# HELP! I can't view the Banner of Truth Site



## dannyhyde (Jan 30, 2008)

Someone with way more expertise than me is needed (this doesn't take much).

I don't know know why, but anytime I try to log onto The Banner of Truth website (www.banneroftruth.org) the screen is blank and at the top of the page above the address bar it reads (GIF Image, 1x1 pixels)...what does this mean? Why can’t I see the site?

I've tried using Safari, Firefox, and Camino. Scott Clark said that he used Camino this morning and saw the site, then I used my wife's computer with Internet Explorer and saw the site...HELP!


----------



## VirginiaHuguenot (Jan 30, 2008)

It's working for me (using IE).


----------



## greenbaggins (Jan 30, 2008)

VirginiaHuguenot said:


> It's working for me (using IE).





I wonder if the problem is not your internet connection.

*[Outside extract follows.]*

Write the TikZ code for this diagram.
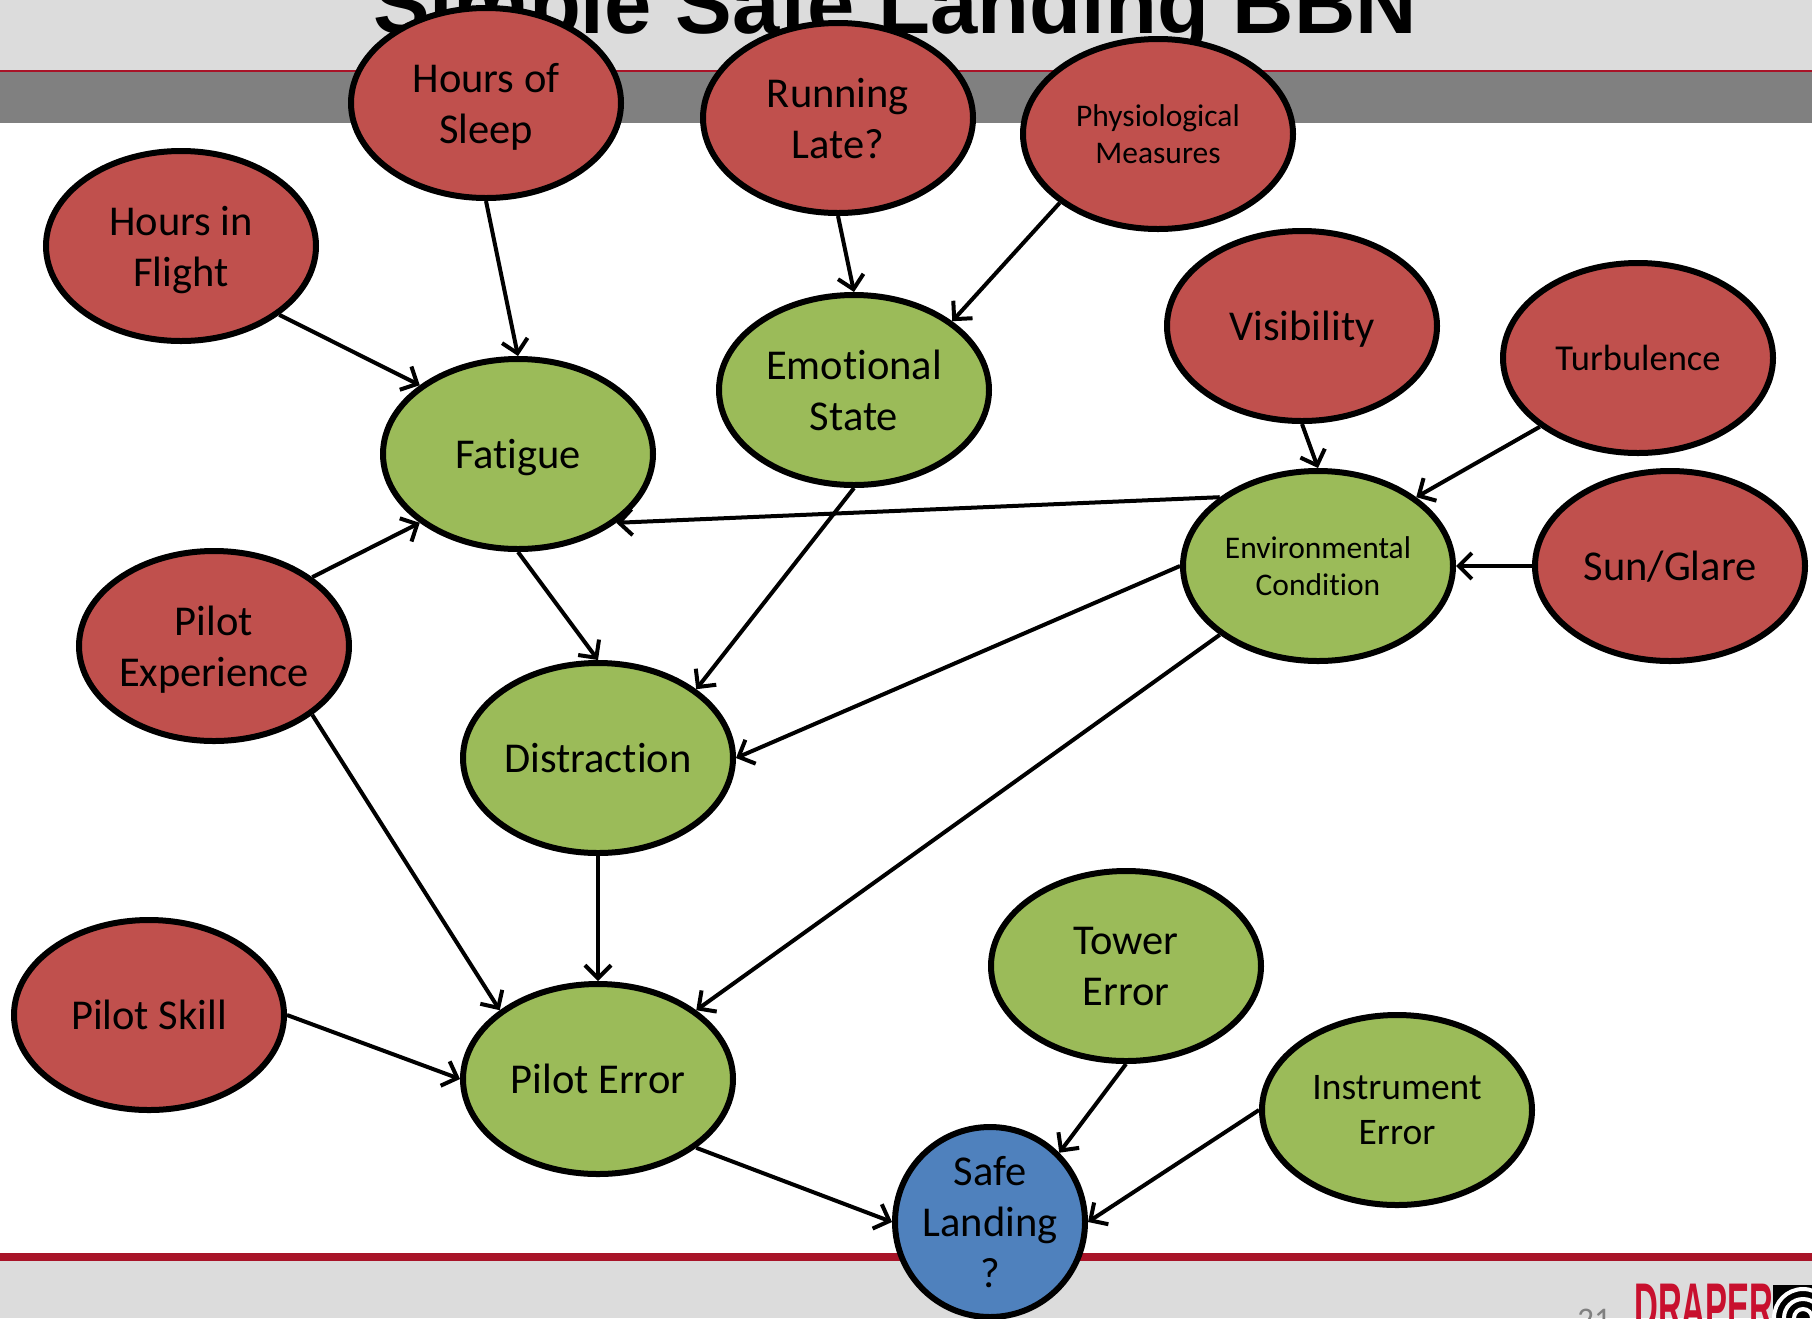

Oftentimes, the connection gets "old," and won't function much. Try unplugging the connection, waiting about ten minutes, then plugging it back in.


----------



## BobVigneault (Jan 30, 2008)

That is bizarre pastor. Try googling the site and enter through another door. Also, try clearing private data. It's working for me in Firefox.


----------



## Pilgrim (Jan 30, 2008)

Working for me in Firefox as well.


----------



## jawyman (Jan 30, 2008)

It works for me. I just opened it from the link in the first post of this thread.


----------



## Amazing Grace (Jan 30, 2008)

dannyhyde said:


> Someone with way more expertise than me is needed (this doesn't take much).
> 
> I don't know know why, but anytime I try to log onto The Banner of Truth website (www.banneroftruth.org) the screen is blank and at the top of the page above the address bar it reads (GIF Image, 1x1 pixels)...what does this mean? Why can’t I see the site?
> 
> I've tried using Safari, Firefox, and Camino. Scott Clark said that he used Camino this morning and saw the site, then I used my wife's computer with Internet Explorer and saw the site...HELP!



Maybe they dont want you to view it and blocked you ip addy....Big brother is watching you Danny.


----------



## N. Eshelman (Jan 30, 2008)

Maybe they have excommunicated you 

Where is Steve Burlew when you need him?


----------